The Urquillos program offered a unique opportunity for participatory research in which the members of a grass-roots organization and scientists could work together and learn from one another. Its success has led several neighboring villages to follow suit. Today, Marcavillaca and her colleagues give seminars to neighboring farmers using educational materials provided by a local nongovernmental organization, Peru's National Institute for Agricultural Research, and CIP. Her long-term goal is to get all farmers in the area to use IPM. Urquillos residents, she says, have formed an informal association to teach the new techniques in neighboring villages. But the task has not been easy.

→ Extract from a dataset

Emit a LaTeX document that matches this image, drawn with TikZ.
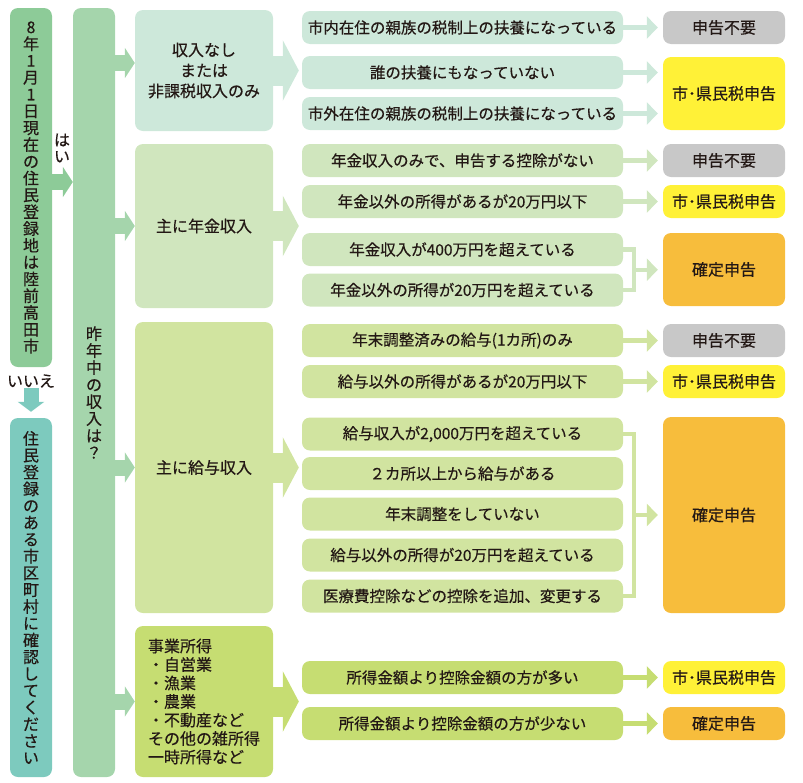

"It was really hard to convince people to change their ways. I would talk and talk but no one would listen or believe me," Marcavillaca notes. "What happens is that people are used to using pesticides because it's a lot easier, but it's also more dangerous, and most people don't know that."

According to CIP agricultural extension specialist Oscar Ortiz, some of the most important things farmers have learned through the Urquillos program are a general knowledge of the pest's life cycle and the dangers of insecticides, which together enable them to make use of IPM component technologies. Many farmers, he notes, have begun using IPM methods on maize as well. "Our philosophy is not to impose on or pressure farmers to use IPM," explained Ortiz. "In this case, the farmers of Urquillos tried out and accepted the new methods, and chose to share their experience with others."

"Pesticide use was always a very big worry for me," Marcavillaca said recently. "So, as a woman and a mother of this village, I knew I had to do something—and I did."